Professional (Pro) career
- Pro-debut: IFBB New York Pro; 2008;
- Best win: NPC Nationals; 2007;
- Predecessor: Lisa Bickels
- Successor: Diana Tinnelle

= Tina Chandler =

American professional female bodybuilder

Tina Chandler (born September 2, 1974) is an American professional female bodybuilder.

==Early life and education==
Tina Chandler was born in 1974 in Shreveport, Louisiana, the second of three children. She grew up in Conroe and Willis, Texas. She attended Sam Houston State University.

==Bodybuilding career==

===Amateur===
During her childhood, Tina was a competitive gymnast; in addition to all the sports available at the schools she attended (volleyball, track, basketball, tennis, cycling, cheerleading), she got involved in weight training from the sports. Soon after, her career as a gymnast had ended and she needed something to get her in shape, so she sought information from the magazine Muscle and Fitness.

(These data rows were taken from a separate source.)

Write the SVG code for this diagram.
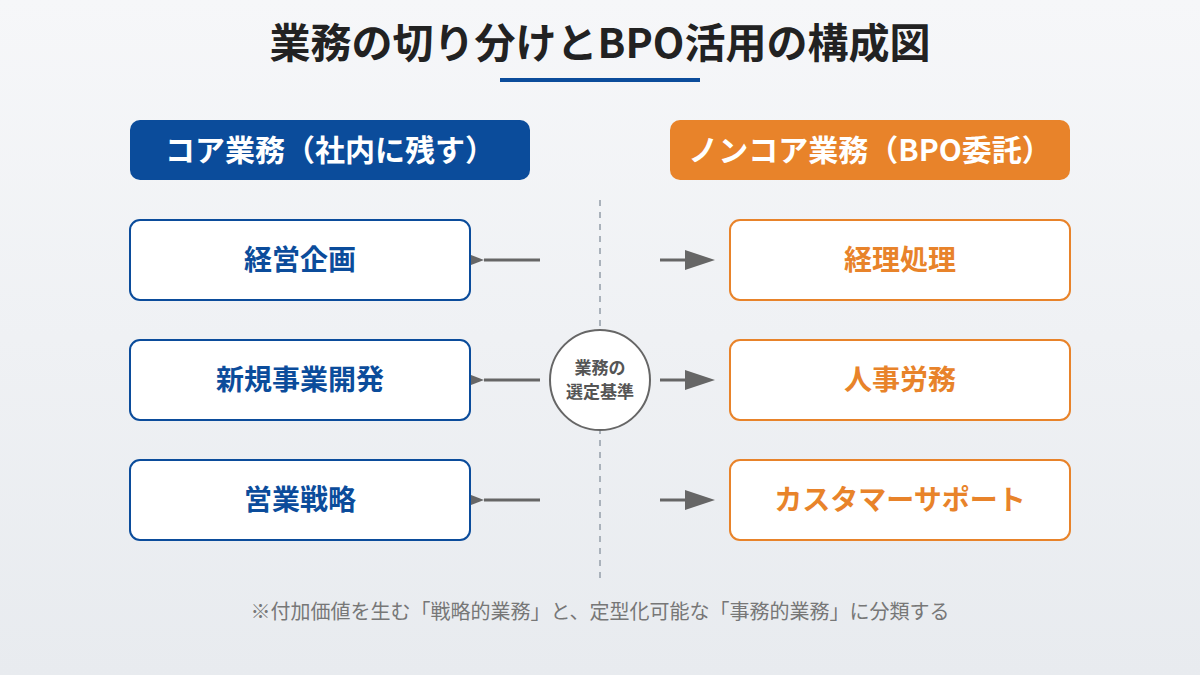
<svg xmlns="http://www.w3.org/2000/svg" width="1200" height="675" viewBox="0 0 1200 675">
<defs>
<linearGradient id="bg" x1="0" y1="0" x2="0" y2="1">
<stop offset="0" stop-color="#f6f7f9"/>
<stop offset="1" stop-color="#e8ebef"/>
</linearGradient>
<style>
text{font-family:"Noto Sans CJK JP","Noto Sans",sans-serif;text-anchor:middle;dominant-baseline:central}
.title{font-size:41px;font-weight:700;fill:#222}
.hdr{font-size:30px;font-weight:700;fill:#fff}
.core rect{fill:#fff;stroke:#0B4C9B;stroke-width:2}
.core text{font-size:28px;font-weight:700;fill:#0B4C9B}
.non rect{fill:#fff;stroke:#E8832A;stroke-width:2}
.non text{font-size:28px;font-weight:700;fill:#E8832A}
.conn line{stroke:#666;stroke-width:3}
.conn polygon{fill:#666}
.note{font-size:20px;fill:#777}
</style>
</defs>
<rect width="1200" height="675" fill="url(#bg)"/>
<text class="title" x="600" y="40">業務の切り分けとBPO活用の構成図</text>
<rect x="500" y="78" width="200" height="4" fill="#0B4C9B"/>
<g id="hdr-core"><rect x="130" y="120" width="400" height="60" rx="10" fill="#0B4C9B"/><text class="hdr" x="330" y="148">コア業務（社内に残す）</text></g>
<g id="hdr-non"><rect x="670" y="120" width="400" height="60" rx="10" fill="#E8832A"/><text class="hdr" x="870" y="148">ノンコア業務（BPO委託）</text></g>
<line x1="600" y1="200" x2="600" y2="580" stroke="#aab2bb" stroke-width="2" stroke-dasharray="6,6"/>
<g class="conn" id="connectors">
<line x1="484" y1="260" x2="540" y2="260"/><polygon points="471,255 484,260 471,265"/>
<line x1="484" y1="380" x2="540" y2="380"/><polygon points="471,375 484,380 471,385"/>
<line x1="484" y1="500" x2="540" y2="500"/><polygon points="471,495 484,500 471,505"/>
<line x1="660" y1="260" x2="690" y2="260"/><polygon points="685,250 715,260 685,270"/>
<line x1="660" y1="380" x2="690" y2="380"/><polygon points="685,370 715,380 685,390"/>
<line x1="660" y1="500" x2="690" y2="500"/><polygon points="685,490 715,500 685,510"/>
</g>
<g class="core" id="n-keiei"><rect x="130" y="220" width="340" height="80" rx="10"/><text x="300" y="258">経営企画</text></g>
<g class="core" id="n-shinki"><rect x="130" y="340" width="340" height="80" rx="10"/><text x="300" y="378">新規事業開発</text></g>
<g class="core" id="n-eigyo"><rect x="130" y="460" width="340" height="80" rx="10"/><text x="300" y="498">営業戦略</text></g>
<g class="non" id="n-keiri"><rect x="730" y="220" width="340" height="80" rx="10"/><text x="900" y="258">経理処理</text></g>
<g class="non" id="n-jinji"><rect x="730" y="340" width="340" height="80" rx="10"/><text x="900" y="378">人事労務</text></g>
<g class="non" id="n-cs"><rect x="730" y="460" width="340" height="80" rx="10"/><text x="900" y="498">カスタマーサポート</text></g>
<g id="n-criteria"><circle cx="600" cy="380" r="50" fill="#fff" stroke="#666" stroke-width="2"/>
<text x="600" y="366" style="font-size:17px;font-weight:700;fill:#555">業務の</text>
<text x="600" y="390" style="font-size:17px;font-weight:700;fill:#555">選定基準</text></g>
<text class="note" x="600" y="610">※付加価値を生む「戦略的業務」と、定型化可能な「事務的業務」に分類する</text>
</svg>
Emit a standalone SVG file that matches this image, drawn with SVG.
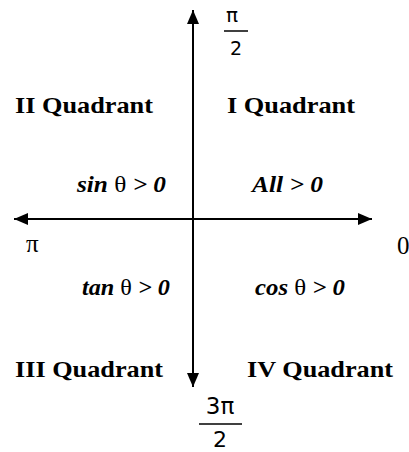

She soon found herself in the weight room more and more was pleased with the results she was getting quickly. She attended her first bodybuilding competition, the SW Texas State, in 2004, which she won. She won her IFBB pro card after coming in 1st in the middleweight class at the 2007 NPC Nationals.

===Professional===
In 2009, Tina attended her first Ms. Olympia competition, which she placed 10th.

===Contest history===
- 2004 SW Texas State - 1st (MW)
- 2005 Lone Star Classic - 1st (MW and overall)
- 2005 NPC USA - 2nd (MW)
- 2006 NPC USA - 1st (MW)
- 2006 NPC Nationals - 5th (MW)
- 2007 NPC Nationals - 1st (MW)
- 2008 IFBB New York Pro - 7th
- 2009 IFBB Tampa Pro - 3rd
- 2009 IFBB Ms Olympia - 10th
- 2010 IFBB Tampa Pro - 2nd
- 2010 IFBB Ms. Olympia - 8th
- 2011 IFBB Ms. International - 8th
- 2011 IFBB Ms. Olympia - 10th
- 2011 IFBB Tampa Pro Championships - 2nd
- 2012 IFBB Ms. International - 13th
- 2013 IFBB Chicago Pro Championships - 3rd
- 2013 IFBB Tampa Pro Championships - 4th
- 2013 IFBB Ms. Olympia - 12th

==Personal life==
Chandler currently lives in Houston, Texas.